▸ Work to complete
Begin at the top of the records below and return each line exactly through the line with "plt.rcParams['font.family'] = ['Liberation". Skip pictures.

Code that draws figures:
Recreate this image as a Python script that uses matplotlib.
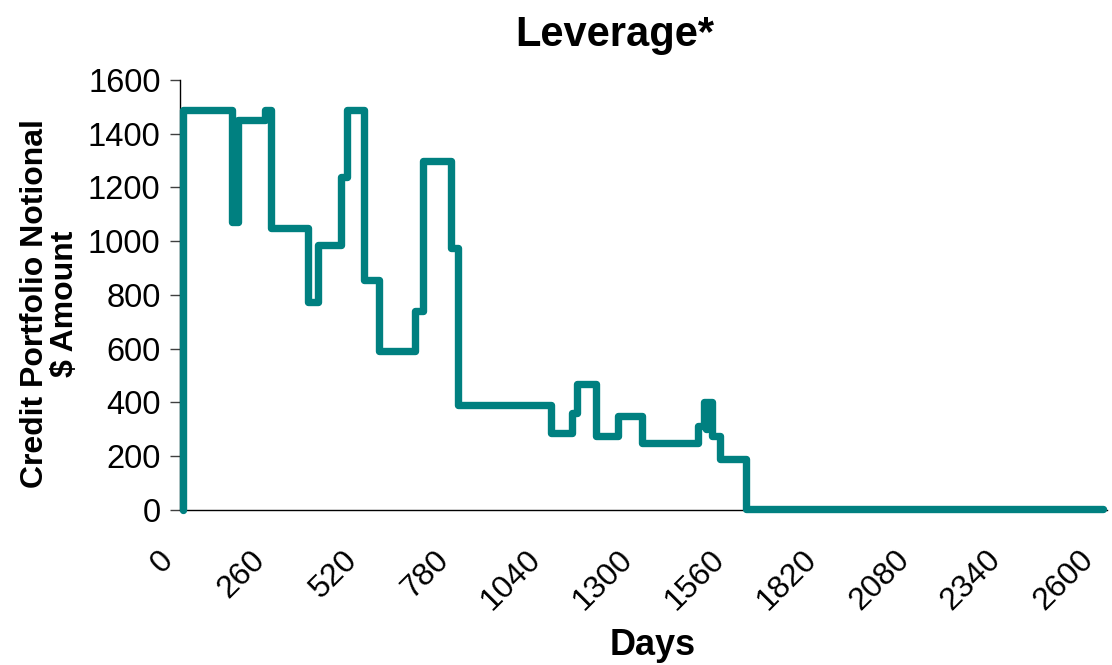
import matplotlib
matplotlib.use("Agg")
import matplotlib.pyplot as plt
from matplotlib.transforms import ScaledTranslation

plt.rcParams['font.family'] = ['Liberation Sans', 'DejaVu Sans']

# day on which the notional changes, and the level it changes to
days = [7, 8, 146, 150, 153, 157, 160, 165, 240, 258, 361, 390, 455, 472,
        521, 563, 664, 686, 765, 787, 1048, 1108, 1122, 1176, 1239, 1305,
        1465, 1480, 1486, 1490, 1496, 1499, 1503, 1526, 1600, 2609]
notional = [0, 1490, 1070, 1445, 1070, 1445, 1070, 1450, 1490, 1050, 775,
            985, 1240, 1490, 855, 590, 740, 1300, 975, 390, 285, 360, 470,
            275, 350, 250, 313, 400, 300, 400, 300, 400, 275, 190, 5, 5]

x_ticks = list(range(0, 2601, 260))
y_ticks = list(range(0, 1601, 200))

fig = plt.figure(figsize=(11.12, 6.65), dpi=100)
ax = fig.add_axes([0.1619, 0.2331, 0.8336, 0.6466])

ax.plot(days, notional, drawstyle='steps-post', color='#008080',
        linewidth=5.3, solid_joinstyle='round', solid_capstyle='round',
        clip_on=False, zorder=3)

ax.set_xlim(0, 2620)
ax.set_ylim(0, 1600)
ax.set_xticks(x_ticks)
ax.set_yticks(y_ticks)
ax.set_xticklabels([str(t) for t in x_ticks], rotation=45, ha='right',
                   va='top', rotation_mode='anchor')
ax.tick_params(axis='x', length=0, pad=25, labelsize=23)
ax.tick_params(axis='y', length=7, width=1, color='#404040', labelsize=23.5,
               pad=7)

# shift the slanted day labels a little to the left
shift = ScaledTranslation(-22 / 100, 0, fig.dpi_scale_trans)
for lbl in ax.get_xticklabels():
    lbl.set_transform(lbl.get_transform() + shift)

for side in ['top', 'right']:
    ax.spines[side].set_visible(False)
ax.spines['left'].set_linewidth(1)
ax.spines['bottom'].set_linewidth(1)

fig.text(0.553, 0.978, 'Leverage*', fontsize=30, fontweight='bold',
         ha='center', va='top')
ax.set_xlabel('Days', fontsize=26, fontweight='bold')
ax.xaxis.set_label_coords(0.51, -0.275)
ax.set_ylabel('Credit Portfolio Notional\n$ Amount', fontsize=23,
              fontweight='bold', linespacing=1.0)
ax.yaxis.set_label_coords(-0.108, 0.48)

fig.savefig('out.png', dpi=100)
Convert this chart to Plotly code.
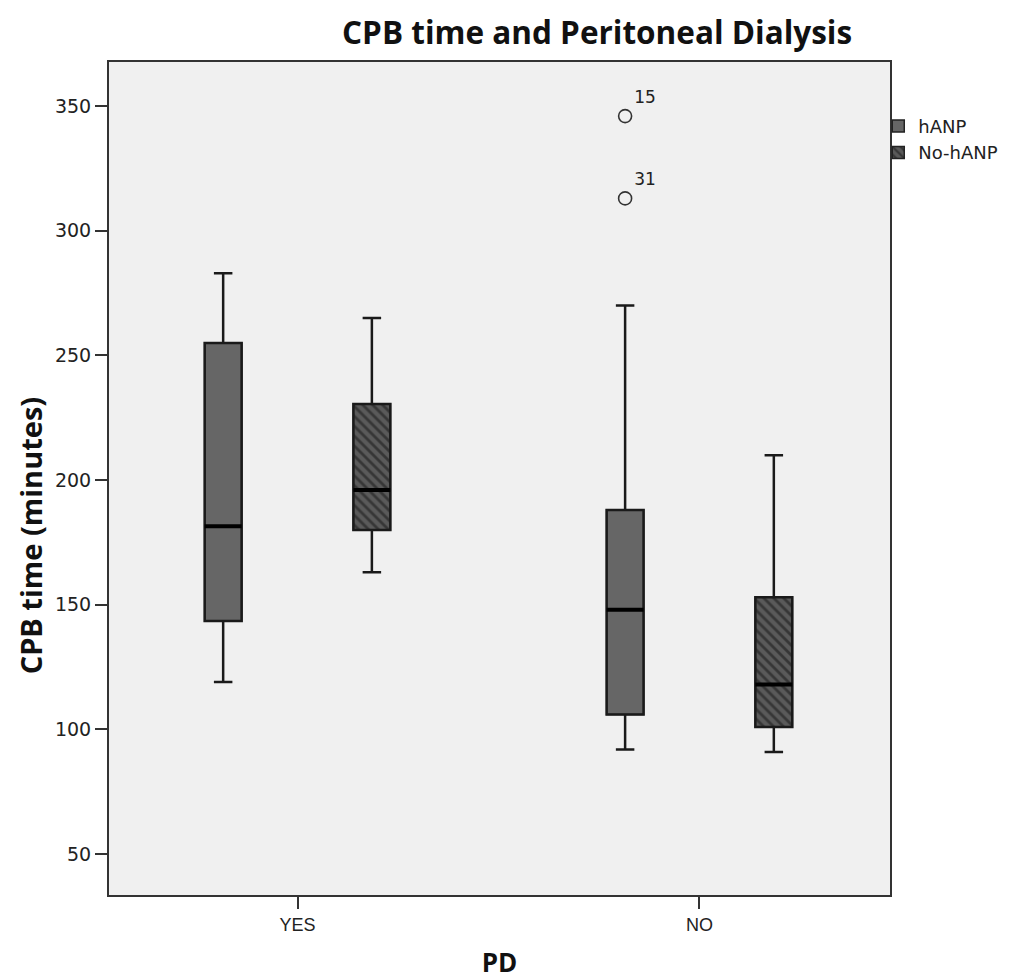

▸ Expected answer
Recreate this image as a Python script that uses matplotlib.
import matplotlib
matplotlib.use("Agg")
import matplotlib.pyplot as plt
from matplotlib.transforms import ScaledTranslation

plt.rcParams['font.family'] = ['Liberation Sans', 'DejaVu Sans']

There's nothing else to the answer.